The six activists are all members of the Malen Affected Land Owners and Users Association and they were each sentenced to a minimum of 5 months imprisonment or pay a fine of US$35 000. The ex-MP Siaka Sama was however fined Le60m as he was found guilty of “incitement and conspiracy to commit a crime.”
Meanwhile, the case dates back to 2013 when the 6 people were arrested for allegedly destroying 40 palm plantations, property of Socfin. The civil society has meanwhile opened a bank account to raise money to free the others.
Politico | 25/02/16
Sierra Leone land rights campaigner out of jail
The High Court in Bo has released the leader of land rights activists almost three weeks after he was convicted alongside five others for destroying 40 palm trees that belonged to an agribusiness called Socfin.
Shaka Sama, a former Member of Parliament and the others, all natives of Sahn Malen chiefdom in the Pujehun district, south of Sierra Leone, had accused Socfin, owned by French company Bollore, of land grabbing.
The court also sentenced them to six months in prison and ordered that they pay more than $10,000.
Civil Society groups with support from abroad and some members of the public immediately established a fundraiser, following the verdict, to secure their release but could only raise enough money to free their leader.
Sama told Politico that he was happy for his release and thanked all those who contributed to ensure that he was out.
Asked whether he felt discouraged by the decision of the court, he said: “No.
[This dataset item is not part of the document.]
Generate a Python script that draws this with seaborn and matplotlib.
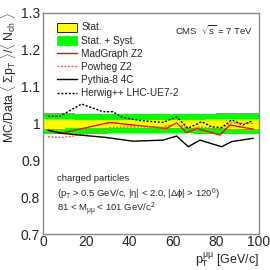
import numpy as np
import pandas as pd
import matplotlib
matplotlib.use("Agg")
import matplotlib.pyplot as plt
import seaborn as sns
from matplotlib.patches import Patch
from matplotlib.lines import Line2D
from matplotlib.ticker import MultipleLocator

# ---- data ----
bin_edges = [0, 5, 10, 15, 20, 25, 30, 35, 40, 45, 50, 55, 60, 65, 70, 75, 80, 85, 90, 95, 100]
stat_lo = [0.986, 0.986, 0.987, 0.987, 0.987, 0.987, 0.987, 0.988, 0.988, 0.988, 0.988, 0.988, 0.988, 0.987, 0.987, 0.987, 0.987, 0.986, 0.986, 0.986]
stat_hi = [1.011, 1.011, 1.011, 1.010, 1.010, 1.010, 1.010, 1.010, 1.009, 1.009, 1.009, 1.009, 1.010, 1.010, 1.010, 1.011, 1.011, 1.011, 1.011, 1.012]
syst_lo = [0.971, 0.971, 0.972, 0.972, 0.972, 0.972, 0.973, 0.973, 0.973, 0.973, 0.973, 0.973, 0.973, 0.973, 0.972, 0.972, 0.972, 0.972, 0.971, 0.971]
syst_hi = [1.028, 1.028, 1.028, 1.027, 1.027, 1.027, 1.027, 1.026, 1.026, 1.026, 1.026, 1.026, 1.027, 1.027, 1.027, 1.027, 1.028, 1.028, 1.028, 1.029]

mad_x = [2.3, 7.9, 21.8, 31.0, 44.9, 57.3, 61.9, 66.5, 71.2, 81.9, 86.6, 91.2, 97.4]
mad_y = [0.982, 0.973, 0.991, 1.003, 0.994, 0.987, 1.002, 0.975, 0.987, 0.969, 0.996, 0.991, 0.985]

pow_x = [2.3, 9.3, 21.8, 31.0, 44.9, 55.6, 61.9, 68.1, 72.7, 81.9, 87.4, 97.4]
pow_y = [0.964, 0.962, 0.973, 0.989, 0.991, 0.990, 1.000, 0.984, 0.991, 0.984, 1.002, 1.000]

pyt_x = [2.3, 9.3, 29.5, 41.7, 55.6, 61.9, 67.3, 72.7, 82.7, 87.4, 97.4]
pyt_y = [0.982, 0.973, 0.962, 0.952, 0.955, 0.966, 0.937, 0.955, 0.937, 0.951, 0.960]

her_x = [2.3, 7.9, 17.9, 27.8, 32.4, 36.6, 44.9, 55.6, 61.9, 67.1, 73.5, 78.1, 82.7, 87.4, 92.6, 97.2]
her_y = [1.020, 1.020, 1.053, 1.032, 1.032, 1.017, 1.008, 1.003, 1.018, 0.987, 1.005, 0.991, 0.989, 1.010, 0.996, 1.008]

labels = ["Stat.", "Stat. + Syst.", "MadGraph Z2", "Powheg Z2", "Pythia-8 4C", "Herwig++ LHC-UE7-2"]

# ---- plot ----
sns.set_theme(style="white")
plt.rcParams['font.family'] = ['Liberation Sans', 'DejaVu Sans']
plt.rcParams['mathtext.fontset'] = 'custom'
plt.rcParams['mathtext.rm'] = 'Liberation Sans'
plt.rcParams['mathtext.it'] = 'Liberation Sans'

fig = plt.figure(figsize=(2.7, 2.7), dpi=100)
ax = fig.add_axes([0.159, 0.133, 0.8, 0.819])

def steps(vals):
    return list(vals) + [vals[-1]]

ax.fill_between(bin_edges, steps(syst_lo), steps(syst_hi), step="post", color="#00ff00", lw=0, zorder=1)
ax.fill_between(bin_edges, steps(stat_lo), steps(stat_hi), step="post", color="#ffff00", lw=0, zorder=2)

df = pd.concat([
    pd.DataFrame({"x": mad_x, "y": mad_y, "m": labels[2]}),
    pd.DataFrame({"x": pow_x, "y": pow_y, "m": labels[3]}),
    pd.DataFrame({"x": pyt_x, "y": pyt_y, "m": labels[4]}),
    pd.DataFrame({"x": her_x, "y": her_y, "m": labels[5]}),
])
colors = {labels[2]: "#ff0000", labels[3]: "#e06666", labels[4]: "#000000", labels[5]: "#000000"}
styles = {labels[2]: "", labels[3]: (1.5, 1), labels[4]: "", labels[5]: (1.5, 1.2)}
sns.lineplot(data=df, x="x", y="y", hue="m", style="m", palette=colors, dashes=styles,
             ax=ax, legend=False, lw=1.0, zorder=3, sort=False)

ax.set_xlim(0, 100)
ax.set_ylim(0.7, 1.3)
ax.xaxis.set_major_locator(MultipleLocator(20))
ax.xaxis.set_minor_locator(MultipleLocator(4))
ax.yaxis.set_major_locator(MultipleLocator(0.1))
ax.yaxis.set_minor_locator(MultipleLocator(0.02))
ax.set_yticks([0.7, 0.8, 0.9, 1.0, 1.1, 1.2, 1.3])
ax.set_yticklabels(["0.7", "0.8", "0.9", "1", "1.1", "1.2", "1.3"])
ax.tick_params(which="major", direction="in", length=5, width=0.8, labelsize=10, pad=2, color="#555555")
ax.tick_params(axis="x", which="major", pad=1)
ax.tick_params(which="minor", direction="in", length=2.5, width=0.8, color="#555555")
for s in ax.spines.values():
    s.set_color("#888888")
    s.set_linewidth(1.0)

ax.set_xlabel("")
ax.set_ylabel("")
fig.text(0.035, 0.955, r"MC/Data $\langle\ \Sigma p_T\ \rangle / \langle\ N_{ch}\ \rangle$",
         rotation=90, ha="center", va="top", fontsize=8.8)
fig.text(0.962, 0.0, r"$p_T^{\mu\mu}$ [GeV/c]", ha="right", va="bottom", fontsize=9.0)

handles = [
    Patch(facecolor="#ffff00", edgecolor="black", lw=0.6),
    Patch(facecolor="#00ff00", edgecolor="#00ff00", lw=0.6),
    Line2D([], [], color="#ff0000", lw=1.0),
    Line2D([], [], color="#e06666", lw=1.0, ls=(0, (1.5, 1))),
    Line2D([], [], color="black", lw=1.0),
    Line2D([], [], color="black", lw=1.0, ls=(0, (1.5, 1.2))),
]
ax.legend(handles, labels, loc="upper left", bbox_to_anchor=(0.045, 0.975), frameon=False,
          fontsize=7.2, handlelength=2.0, handleheight=1.0, labelspacing=0.32, handletextpad=0.45,
          borderaxespad=0)

ax.text(0.97, 0.955, r"CMS  $\sqrt{s}$ = 7 TeV", transform=ax.transAxes, ha="right", va="top", fontsize=6.8)
ax.text(0.065, 0.25, "charged particles", transform=ax.transAxes, fontsize=6.8, va="center")
ax.text(0.065, 0.18, r"(p$_T$ > 0.5 GeV/c, |$\eta$| < 2.0, |$\Delta\phi$| > 120$^0$)", transform=ax.transAxes,
        fontsize=6.8, va="center")
ax.text(0.065, 0.11, r"81 < M$_{\mu\mu}$ < 101 GeV/c$^2$", transform=ax.transAxes, fontsize=6.8, va="center")

fig.savefig("out.png", dpi=100)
Things like these happen especially when you stand for the right of people. They will punish you for not cooperating with them but I am happy that I stood my ground”.
He added: “I want to appeal to government, chiefdom authorities and the very people who arranged for me to be put behind bars. I want to tell them that I am not deterred. The only way to solve this problem is through dialogue. Let’s sit down as a family and resolve the land crisis”.
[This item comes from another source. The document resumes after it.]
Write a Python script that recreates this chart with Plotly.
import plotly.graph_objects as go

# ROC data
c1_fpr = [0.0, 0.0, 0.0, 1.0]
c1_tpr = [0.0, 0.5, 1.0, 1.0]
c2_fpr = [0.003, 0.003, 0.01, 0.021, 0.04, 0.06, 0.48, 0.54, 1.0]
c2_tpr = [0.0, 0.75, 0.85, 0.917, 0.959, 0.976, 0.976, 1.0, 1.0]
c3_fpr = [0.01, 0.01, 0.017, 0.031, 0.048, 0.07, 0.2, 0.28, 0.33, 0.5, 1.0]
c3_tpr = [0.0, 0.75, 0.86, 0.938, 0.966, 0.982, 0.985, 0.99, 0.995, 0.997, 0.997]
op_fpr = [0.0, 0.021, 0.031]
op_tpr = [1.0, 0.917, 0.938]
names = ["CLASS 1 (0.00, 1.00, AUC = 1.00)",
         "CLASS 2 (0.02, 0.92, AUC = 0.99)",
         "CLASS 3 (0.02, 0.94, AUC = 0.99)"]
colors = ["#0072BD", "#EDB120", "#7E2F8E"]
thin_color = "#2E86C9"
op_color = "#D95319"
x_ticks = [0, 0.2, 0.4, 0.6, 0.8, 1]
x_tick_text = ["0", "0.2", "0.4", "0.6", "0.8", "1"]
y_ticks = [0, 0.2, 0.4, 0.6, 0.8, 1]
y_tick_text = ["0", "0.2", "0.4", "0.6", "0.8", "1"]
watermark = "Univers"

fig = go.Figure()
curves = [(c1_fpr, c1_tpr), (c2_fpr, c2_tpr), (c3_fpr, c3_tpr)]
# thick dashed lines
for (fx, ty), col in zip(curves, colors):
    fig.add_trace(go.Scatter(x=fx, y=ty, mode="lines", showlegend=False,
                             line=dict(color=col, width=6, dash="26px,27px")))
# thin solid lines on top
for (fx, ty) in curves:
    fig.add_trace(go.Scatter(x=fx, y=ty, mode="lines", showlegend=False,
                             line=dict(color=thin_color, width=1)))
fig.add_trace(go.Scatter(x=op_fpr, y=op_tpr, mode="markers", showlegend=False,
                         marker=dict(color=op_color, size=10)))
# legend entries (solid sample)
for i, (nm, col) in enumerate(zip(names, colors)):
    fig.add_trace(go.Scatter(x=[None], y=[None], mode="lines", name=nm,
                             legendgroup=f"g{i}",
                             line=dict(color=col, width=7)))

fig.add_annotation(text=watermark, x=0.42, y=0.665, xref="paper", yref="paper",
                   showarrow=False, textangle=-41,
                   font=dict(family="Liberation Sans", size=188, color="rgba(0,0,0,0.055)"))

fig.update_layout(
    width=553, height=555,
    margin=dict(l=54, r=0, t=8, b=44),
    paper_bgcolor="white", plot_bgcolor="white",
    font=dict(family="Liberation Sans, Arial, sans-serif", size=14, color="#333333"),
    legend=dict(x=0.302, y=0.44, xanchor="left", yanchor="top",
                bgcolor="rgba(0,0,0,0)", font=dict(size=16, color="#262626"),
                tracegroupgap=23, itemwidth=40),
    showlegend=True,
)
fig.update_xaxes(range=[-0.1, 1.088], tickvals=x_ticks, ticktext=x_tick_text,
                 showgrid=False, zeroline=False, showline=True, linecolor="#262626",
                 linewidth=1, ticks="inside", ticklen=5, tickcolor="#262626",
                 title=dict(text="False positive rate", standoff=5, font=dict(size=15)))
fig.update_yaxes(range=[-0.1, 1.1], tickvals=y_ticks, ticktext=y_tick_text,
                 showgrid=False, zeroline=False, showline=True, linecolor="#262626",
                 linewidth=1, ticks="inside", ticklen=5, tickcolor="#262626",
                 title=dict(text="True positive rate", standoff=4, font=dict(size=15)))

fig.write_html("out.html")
Socfin has invested over $100million in the area but landowners and rights groups have consistently accused the company of engaging in a land grab. Landowners are paid $2.5 (less than Le 15,000) per year per acre of land and a one-off payment of Le1million to those who had plantation when the land was sold to the company.
The affected people also said that they no longer had farms to grow their crops on and were only doing subsistent farming which was affecting their livelihood.
SOCFIN has over the years denied any wrongdoing, insisting that it complied with all government laws and regulations governing their operations in that part of the country.